#### What you will do:
Transcribe the whole listing below without changing a word, but leave out every image.

------------------------------

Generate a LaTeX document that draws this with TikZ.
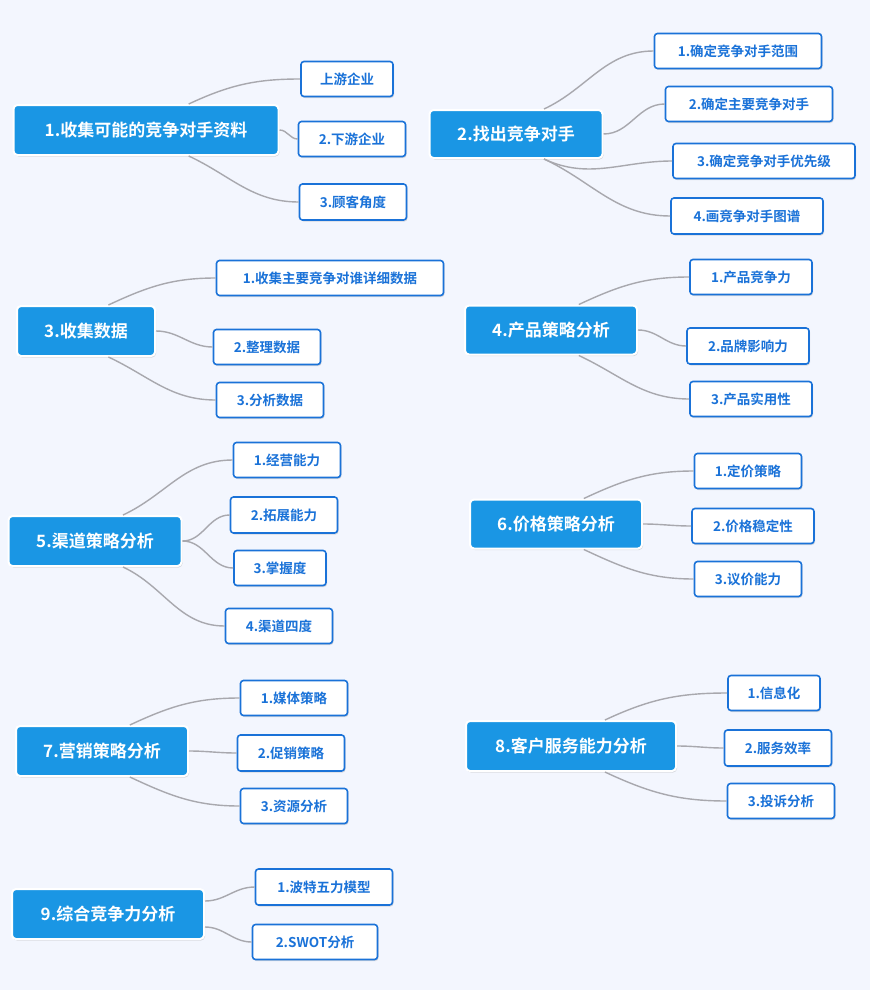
\documentclass[tikz,border=0pt]{standalone}
\usepackage{fontspec}
\setmainfont{Noto Sans CJK SC}[BoldFont={* Bold}]
\usetikzlibrary{shadows,calc}
\definecolor{bg}{HTML}{F3F6FE}
\definecolor{mainblue}{HTML}{1A96E4}
\definecolor{childblue}{HTML}{1A72D8}
\definecolor{conn}{HTML}{A8A8AE}
\tikzset{
 mainbox/.style={draw=white,line width=2pt,fill=mainblue,rounded corners=4pt,text=white,font=\fontsize{17}{20}\selectfont\bfseries,inner sep=0pt,drop shadow={opacity=0.25,shadow xshift=1pt,shadow yshift=-1.5pt}},
 childbox/.style={draw=childblue,line width=1.6pt,fill=white,rounded corners=3pt,text=childblue,font=\fontsize{13.5}{16}\selectfont\bfseries,inner sep=0pt,drop shadow={opacity=0.25,shadow xshift=1pt,shadow yshift=-1.5pt}},
 link/.style={draw=conn,line width=1.4pt}
}
\newcommand{\mn}[6]{\node[mainbox,minimum width=#4pt,minimum height=#5pt] (#1) at (#2,#3) {#6};}
\newcommand{\cn}[6]{\node[childbox,minimum width=#4pt,minimum height=#5pt] (#1) at (#2,#3) {#6};}
\newcommand{\up}[2]{\draw[link] ($(#1.north)!0.32!(#1.north east)$) to[out=25,in=180] (#2.west);}
\newcommand{\md}[2]{\draw[link] (#1.east) to[out=0,in=180] (#2.west);}
\newcommand{\dn}[2]{\draw[link] ($(#1.south)!0.32!(#1.south east)$) to[out=-25,in=180] (#2.west);}
\begin{document}
\begin{tikzpicture}[x=1pt,y=-1pt]
\fill[bg] (0,0) rectangle (870,990);
\useasboundingbox (0,0) rectangle (870,990);
% 1
\mn{m1}{146}{130}{265}{50}{1.收集可能的竞争对手资料}
\cn{a1}{347}{79}{92}{35}{上游企业}
\cn{a2}{352}{139}{107}{35}{2.下游企业}
\cn{a3}{353}{202}{107}{36}{3.顾客角度}
\up{m1}{a1}\md{m1}{a2}\dn{m1}{a3}
% 2
\mn{m2}{516}{134}{173}{48}{2.找出竞争对手}
\cn{b1}{738}{51}{167}{35}{1.确定竞争对手范围}
\cn{b2}{749}{104}{167}{35}{2.确定主要竞争对手}
\cn{b3}{764}{161}{182}{35}{3.确定竞争对手优先级}
\cn{b4}{747}{216}{152}{36}{4.画竞争对手图谱}
\up{m2}{b1}\md{m2}{b2}\dn{m2}{b3}\dn{m2}{b4}
% 3
\mn{m3}{86}{331}{138}{50}{3.收集数据}
\cn{c1}{330}{278}{227}{35}{1.收集主要竞争对谁详细数据}
\cn{c2}{267}{347}{107}{35}{2.整理数据}
\cn{c3}{270}{400}{107}{35}{3.分析数据}
\up{m3}{c1}\md{m3}{c2}\dn{m3}{c3}
% 4
\mn{m4}{551}{330}{172}{49}{4.产品策略分析}
\cn{d1}{751}{277}{122}{35}{1.产品竞争力}
\cn{d2}{748}{346}{122}{36}{2.品牌影响力}
\cn{d3}{751}{399}{122}{35}{3.产品实用性}
\up{m4}{d1}\md{m4}{d2}\dn{m4}{d3}
% 5
\mn{m5}{95}{541}{173}{50}{5.渠道策略分析}
\cn{e1}{287}{460}{107}{35}{1.经营能力}
\cn{e2}{284}{515}{107}{36}{2.拓展能力}
\cn{e3}{280}{568}{92}{35}{3.掌握度}
\cn{e4}{279}{626}{107}{35}{4.渠道四度}
\up{m5}{e1}\md{m5}{e2}\md{m5}{e3}\dn{m5}{e4}
% 6
\mn{m6}{556}{524}{172}{49}{6.价格策略分析}
\cn{f1}{748}{471}{107}{35}{1.定价策略}
\cn{f2}{753}{526}{122}{35}{2.价格稳定性}
\cn{f3}{748}{579}{107}{35}{3.议价能力}
\up{m6}{f1}\md{m6}{f2}\dn{m6}{f3}
% 7
\mn{m7}{102}{751}{172}{50}{7.营销策略分析}
\cn{g1}{294}{698}{107}{35}{1.媒体策略}
\cn{g2}{291}{753}{107}{36}{2.促销策略}
\cn{g3}{294}{806}{107}{35}{3.资源分析}
\up{m7}{g1}\md{m7}{g2}\dn{m7}{g3}
% 8
\mn{m8}{571}{746}{210}{50}{8.客户服务能力分析}
\cn{h1}{774}{693}{92}{35}{1.信息化}
\cn{h2}{778}{748}{107}{36}{2.服务效率}
\cn{h3}{781}{801}{107}{35}{3.投诉分析}
\up{m8}{h1}\md{m8}{h2}\dn{m8}{h3}
% 9
\mn{m9}{108}{914}{192}{50}{9.综合竞争力分析}
\cn{i1}{324}{887}{137}{36}{1.波特五力模型}
\cn{i2}{315}{942}{125}{35}{2.SWOT分析}
\draw[link] ($(m9.north east)!0.5!(m9.east)$) to[out=0,in=180] (i1.west);
\draw[link] ($(m9.south east)!0.5!(m9.east)$) to[out=0,in=180] (i2.west);
\end{tikzpicture}
\end{document}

------------------------------

#### Result of the task:
Generate a LaTeX document that draws this with TikZ.
\documentclass[tikz,border=0pt]{standalone}
\usepackage{fontspec}
\setmainfont{Noto Sans CJK SC}[BoldFont={* Bold}]
\usetikzlibrary{shadows,calc}
\definecolor{bg}{HTML}{F3F6FE}
\definecolor{mainblue}{HTML}{1A96E4}
\definecolor{childblue}{HTML}{1A72D8}
\definecolor{conn}{HTML}{A8A8AE}
\tikzset{
 mainbox/.style={draw=white,line width=2pt,fill=mainblue,rounded corners=4pt,text=white,font=\fontsize{17}{20}\selectfont\bfseries,inner sep=0pt,drop shadow={opacity=0.25,shadow xshift=1pt,shadow yshift=-1.5pt}},
 childbox/.style={draw=childblue,line width=1.6pt,fill=white,rounded corners=3pt,text=childblue,font=\fontsize{13.5}{16}\selectfont\bfseries,inner sep=0pt,drop shadow={opacity=0.25,shadow xshift=1pt,shadow yshift=-1.5pt}},
 link/.style={draw=conn,line width=1.4pt}
}
\newcommand{\mn}[6]{\node[mainbox,minimum width=#4pt,minimum height=#5pt] (#1) at (#2,#3) {#6};}
\newcommand{\cn}[6]{\node[childbox,minimum width=#4pt,minimum height=#5pt] (#1) at (#2,#3) {#6};}
\newcommand{\up}[2]{\draw[link] ($(#1.north)!0.32!(#1.north east)$) to[out=25,in=180] (#2.west);}
\newcommand{\md}[2]{\draw[link] (#1.east) to[out=0,in=180] (#2.west);}
\newcommand{\dn}[2]{\draw[link] ($(#1.south)!0.32!(#1.south east)$) to[out=-25,in=180] (#2.west);}
\begin{document}
\begin{tikzpicture}[x=1pt,y=-1pt]
\fill[bg] (0,0) rectangle (870,990);
\useasboundingbox (0,0) rectangle (870,990);
% 1
\mn{m1}{146}{130}{265}{50}{1.收集可能的竞争对手资料}
\cn{a1}{347}{79}{92}{35}{上游企业}
\cn{a2}{352}{139}{107}{35}{2.下游企业}
\cn{a3}{353}{202}{107}{36}{3.顾客角度}
\up{m1}{a1}\md{m1}{a2}\dn{m1}{a3}
% 2
\mn{m2}{516}{134}{173}{48}{2.找出竞争对手}
\cn{b1}{738}{51}{167}{35}{1.确定竞争对手范围}
\cn{b2}{749}{104}{167}{35}{2.确定主要竞争对手}
\cn{b3}{764}{161}{182}{35}{3.确定竞争对手优先级}
\cn{b4}{747}{216}{152}{36}{4.画竞争对手图谱}
\up{m2}{b1}\md{m2}{b2}\dn{m2}{b3}\dn{m2}{b4}
% 3
\mn{m3}{86}{331}{138}{50}{3.收集数据}
\cn{c1}{330}{278}{227}{35}{1.收集主要竞争对谁详细数据}
\cn{c2}{267}{347}{107}{35}{2.整理数据}
\cn{c3}{270}{400}{107}{35}{3.分析数据}
\up{m3}{c1}\md{m3}{c2}\dn{m3}{c3}
% 4
\mn{m4}{551}{330}{172}{49}{4.产品策略分析}
\cn{d1}{751}{277}{122}{35}{1.产品竞争力}
\cn{d2}{748}{346}{122}{36}{2.品牌影响力}
\cn{d3}{751}{399}{122}{35}{3.产品实用性}
\up{m4}{d1}\md{m4}{d2}\dn{m4}{d3}
% 5
\mn{m5}{95}{541}{173}{50}{5.渠道策略分析}
\cn{e1}{287}{460}{107}{35}{1.经营能力}
\cn{e2}{284}{515}{107}{36}{2.拓展能力}
\cn{e3}{280}{568}{92}{35}{3.掌握度}
\cn{e4}{279}{626}{107}{35}{4.渠道四度}
\up{m5}{e1}\md{m5}{e2}\md{m5}{e3}\dn{m5}{e4}
% 6
\mn{m6}{556}{524}{172}{49}{6.价格策略分析}
\cn{f1}{748}{471}{107}{35}{1.定价策略}
\cn{f2}{753}{526}{122}{35}{2.价格稳定性}
\cn{f3}{748}{579}{107}{35}{3.议价能力}
\up{m6}{f1}\md{m6}{f2}\dn{m6}{f3}
% 7
\mn{m7}{102}{751}{172}{50}{7.营销策略分析}
\cn{g1}{294}{698}{107}{35}{1.媒体策略}
\cn{g2}{291}{753}{107}{36}{2.促销策略}
\cn{g3}{294}{806}{107}{35}{3.资源分析}
\up{m7}{g1}\md{m7}{g2}\dn{m7}{g3}
% 8
\mn{m8}{571}{746}{210}{50}{8.客户服务能力分析}
\cn{h1}{774}{693}{92}{35}{1.信息化}
\cn{h2}{778}{748}{107}{36}{2.服务效率}
\cn{h3}{781}{801}{107}{35}{3.投诉分析}
\up{m8}{h1}\md{m8}{h2}\dn{m8}{h3}
% 9
\mn{m9}{108}{914}{192}{50}{9.综合竞争力分析}
\cn{i1}{324}{887}{137}{36}{1.波特五力模型}
\cn{i2}{315}{942}{125}{35}{2.SWOT分析}
\draw[link] ($(m9.north east)!0.5!(m9.east)$) to[out=0,in=180] (i1.west);
\draw[link] ($(m9.south east)!0.5!(m9.east)$) to[out=0,in=180] (i2.west);
\end{tikzpicture}
\end{document}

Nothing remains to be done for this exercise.